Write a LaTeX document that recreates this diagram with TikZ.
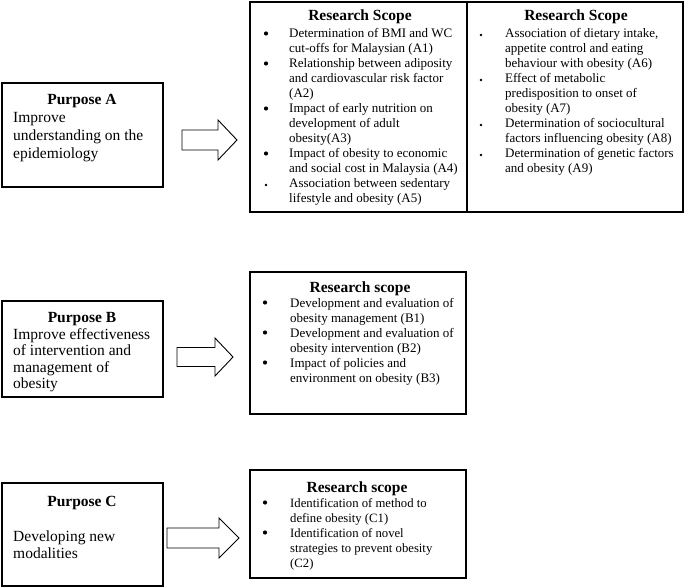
\documentclass[tikz,border=0pt]{standalone}
\usepackage{fontspec}
\setmainfont{Liberation Serif}
\usetikzlibrary{calc}
\newcommand\BoxAt[5]{% name, x1, y1, x2, y2
  \node[box, minimum width={(#4-#2)*1pt}, minimum height={(#5-#3)*1pt}] (#1) at ({(#2+#4)/2},{(#3+#5)/2}) {};}
\newcommand\TextLines[6]{% prefix, x, y0, spacing, style, list
  \foreach \t [count=\i from 0] in {#6} {\node[#5] (#1-\i) at (#2,{#3+#4*\i}) {\t};}}
\newcommand\BlockArrow[7]{% x0, xbase, xtip, ymid, half body, half head, name
  \draw[barrow] (#1,#4-#5) -- (#2,#4-#5) -- (#2,#4-#6) -- (#3,#4) -- (#2,#4+#6) -- (#2,#4+#5) -- (#1,#4+#5) -- cycle;
  \coordinate (#7) at (#3,#4);}
\begin{document}
\begin{tikzpicture}[x=1pt,y=-1pt,
  box/.style={draw, line width=2.4pt, inner sep=0pt, fill=none},
  div/.style={line width=2.4pt},
  body/.style={font=\fontsize{13}{15}\selectfont, anchor=base west, inner sep=0pt},
  bodyc/.style={font=\fontsize{12.7}{15}\selectfont, anchor=base west, inner sep=0pt},
  ttl/.style={font=\bfseries\fontsize{15.5}{18}\selectfont, anchor=base, inner sep=0pt},
  ptxt/.style={font=\fontsize{15.5}{18}\selectfont, anchor=base west, inner sep=0pt},
  bul/.style={circle, fill=black, inner sep=0pt, minimum size=4.2pt},
  sbul/.style={circle, fill=black, inner sep=0pt, minimum size=2.6pt},
  barrow/.style={draw, line width=0.9pt, fill=white, line join=miter}]
\useasboundingbox (0,0) rectangle (685,588);
\fill[white] (0,0) rectangle (685,588);

% ---------- Purpose A ----------
\BoxAt{pa}{2}{83}{163}{187}
\node[ttl] (pa-t) at (82,105) {Purpose A};
\TextLines{pa-l}{13}{123}{18}{ptxt}{Improve,understanding on the,epidemiology}

\BlockArrow{182}{218}{237}{140}{10}{20}{arrA}

% ---------- Research scope A ----------
\BoxAt{ra}{250}{2}{683}{212}
\draw[div] (467,0 |- ra.north) -- (467,0 |- ra.south);
\node[ttl] (ra-t1) at (360,21) {Research Scope};
\node[ttl] (ra-t2) at (576,21) {Research Scope};
\TextLines{ra-l}{289}{38}{15}{body}{Determination of BMI and WC,cut-offs for Malaysian (A1),Relationship between adiposity,and cardiovascular risk factor,(A2),Impact of early nutrition on,development of adult,obesity(A3),Impact of obesity to economic,and social cost in Malaysia (A4),Association between sedentary,lifestyle and obesity (A5)}
\foreach \y [count=\i] in {38,68,113,158} {\node[bul] (ra-b\i) at (266,\y-4.5) {};}
\node[sbul] (ra-b5) at (266,188-3) {};
\TextLines{rb-l}{505}{38}{15}{body}{{Association of dietary intake,},appetite control and eating,behaviour with obesity (A6),Effect of metabolic,predisposition to onset of,obesity (A7),Determination of sociocultural,factors influencing obesity (A8),Determination of genetic factors,and obesity (A9)}
\foreach \y [count=\i] in {38,83,128,158} {\node[sbul] (rb-b\i) at (481,\y-3) {};}

% ---------- Purpose B ----------
\BoxAt{pb}{2}{301}{163}{397}
\node[ttl] (pb-t) at (82,322) {Purpose B};
\TextLines{pb-l}{13}{339}{16.5}{ptxt}{Improve effectiveness,of intervention and,management of,obesity}

\BlockArrow{177}{215}{233}{357}{9.5}{19}{arrB}

% ---------- Research scope B ----------
\BoxAt{rsb}{250}{272}{466}{414}
\node[ttl] (rsb-t) at (360,292) {Research scope};
\TextLines{rsb-l}{290}{307}{15}{body}{Development and evaluation of,obesity management (B1),Development and evaluation of,obesity intervention (B2),Impact of policies and,environment on obesity (B3)}
\foreach \y [count=\i] in {307,337,367} {\node[bul] (rsb-b\i) at (265,\y-4.5) {};}

% ---------- Purpose C ----------
\BoxAt{pc}{2}{483}{163}{586}
\node[ttl] (pc-t) at (82,506) {Purpose C};
\TextLines{pc-l}{13}{541}{17}{ptxt}{Developing new,modalities}

\BlockArrow{167}{219}{239}{538}{10}{20}{arrC}

% ---------- Research scope C ----------
\BoxAt{rsc}{250}{470}{466}{578}
\node[ttl] (rsc-t) at (357,492) {Research scope};
\TextLines{rsc-l}{290}{507}{15}{bodyc}{Identification of method to,define obesity (C1),Identification of novel,strategies to prevent obesity,(C2)}
\foreach \y [count=\i] in {507,537} {\node[bul] (rsc-b\i) at (265,\y-4.5) {};}
\end{tikzpicture}
\end{document}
_____
PROBLEM DESCRIPTION:
Write out the listing above again, exactly, but with no pictures in the copy.

EXERCISE RESULT:
Write a LaTeX document that recreates this diagram with TikZ.
\documentclass[tikz,border=0pt]{standalone}
\usepackage{fontspec}
\setmainfont{Liberation Serif}
\usetikzlibrary{calc}
\newcommand\BoxAt[5]{% name, x1, y1, x2, y2
  \node[box, minimum width={(#4-#2)*1pt}, minimum height={(#5-#3)*1pt}] (#1) at ({(#2+#4)/2},{(#3+#5)/2}) {};}
\newcommand\TextLines[6]{% prefix, x, y0, spacing, style, list
  \foreach \t [count=\i from 0] in {#6} {\node[#5] (#1-\i) at (#2,{#3+#4*\i}) {\t};}}
\newcommand\BlockArrow[7]{% x0, xbase, xtip, ymid, half body, half head, name
  \draw[barrow] (#1,#4-#5) -- (#2,#4-#5) -- (#2,#4-#6) -- (#3,#4) -- (#2,#4+#6) -- (#2,#4+#5) -- (#1,#4+#5) -- cycle;
  \coordinate (#7) at (#3,#4);}
\begin{document}
\begin{tikzpicture}[x=1pt,y=-1pt,
  box/.style={draw, line width=2.4pt, inner sep=0pt, fill=none},
  div/.style={line width=2.4pt},
  body/.style={font=\fontsize{13}{15}\selectfont, anchor=base west, inner sep=0pt},
  bodyc/.style={font=\fontsize{12.7}{15}\selectfont, anchor=base west, inner sep=0pt},
  ttl/.style={font=\bfseries\fontsize{15.5}{18}\selectfont, anchor=base, inner sep=0pt},
  ptxt/.style={font=\fontsize{15.5}{18}\selectfont, anchor=base west, inner sep=0pt},
  bul/.style={circle, fill=black, inner sep=0pt, minimum size=4.2pt},
  sbul/.style={circle, fill=black, inner sep=0pt, minimum size=2.6pt},
  barrow/.style={draw, line width=0.9pt, fill=white, line join=miter}]
\useasboundingbox (0,0) rectangle (685,588);
\fill[white] (0,0) rectangle (685,588);

% ---------- Purpose A ----------
\BoxAt{pa}{2}{83}{163}{187}
\node[ttl] (pa-t) at (82,105) {Purpose A};
\TextLines{pa-l}{13}{123}{18}{ptxt}{Improve,understanding on the,epidemiology}

\BlockArrow{182}{218}{237}{140}{10}{20}{arrA}

% ---------- Research scope A ----------
\BoxAt{ra}{250}{2}{683}{212}
\draw[div] (467,0 |- ra.north) -- (467,0 |- ra.south);
\node[ttl] (ra-t1) at (360,21) {Research Scope};
\node[ttl] (ra-t2) at (576,21) {Research Scope};
\TextLines{ra-l}{289}{38}{15}{body}{Determination of BMI and WC,cut-offs for Malaysian (A1),Relationship between adiposity,and cardiovascular risk factor,(A2),Impact of early nutrition on,development of adult,obesity(A3),Impact of obesity to economic,and social cost in Malaysia (A4),Association between sedentary,lifestyle and obesity (A5)}
\foreach \y [count=\i] in {38,68,113,158} {\node[bul] (ra-b\i) at (266,\y-4.5) {};}
\node[sbul] (ra-b5) at (266,188-3) {};
\TextLines{rb-l}{505}{38}{15}{body}{{Association of dietary intake,},appetite control and eating,behaviour with obesity (A6),Effect of metabolic,predisposition to onset of,obesity (A7),Determination of sociocultural,factors influencing obesity (A8),Determination of genetic factors,and obesity (A9)}
\foreach \y [count=\i] in {38,83,128,158} {\node[sbul] (rb-b\i) at (481,\y-3) {};}

% ---------- Purpose B ----------
\BoxAt{pb}{2}{301}{163}{397}
\node[ttl] (pb-t) at (82,322) {Purpose B};
\TextLines{pb-l}{13}{339}{16.5}{ptxt}{Improve effectiveness,of intervention and,management of,obesity}

\BlockArrow{177}{215}{233}{357}{9.5}{19}{arrB}

% ---------- Research scope B ----------
\BoxAt{rsb}{250}{272}{466}{414}
\node[ttl] (rsb-t) at (360,292) {Research scope};
\TextLines{rsb-l}{290}{307}{15}{body}{Development and evaluation of,obesity management (B1),Development and evaluation of,obesity intervention (B2),Impact of policies and,environment on obesity (B3)}
\foreach \y [count=\i] in {307,337,367} {\node[bul] (rsb-b\i) at (265,\y-4.5) {};}

% ---------- Purpose C ----------
\BoxAt{pc}{2}{483}{163}{586}
\node[ttl] (pc-t) at (82,506) {Purpose C};
\TextLines{pc-l}{13}{541}{17}{ptxt}{Developing new,modalities}

\BlockArrow{167}{219}{239}{538}{10}{20}{arrC}

% ---------- Research scope C ----------
\BoxAt{rsc}{250}{470}{466}{578}
\node[ttl] (rsc-t) at (357,492) {Research scope};
\TextLines{rsc-l}{290}{507}{15}{bodyc}{Identification of method to,define obesity (C1),Identification of novel,strategies to prevent obesity,(C2)}
\foreach \y [count=\i] in {507,537} {\node[bul] (rsc-b\i) at (265,\y-4.5) {};}
\end{tikzpicture}
\end{document}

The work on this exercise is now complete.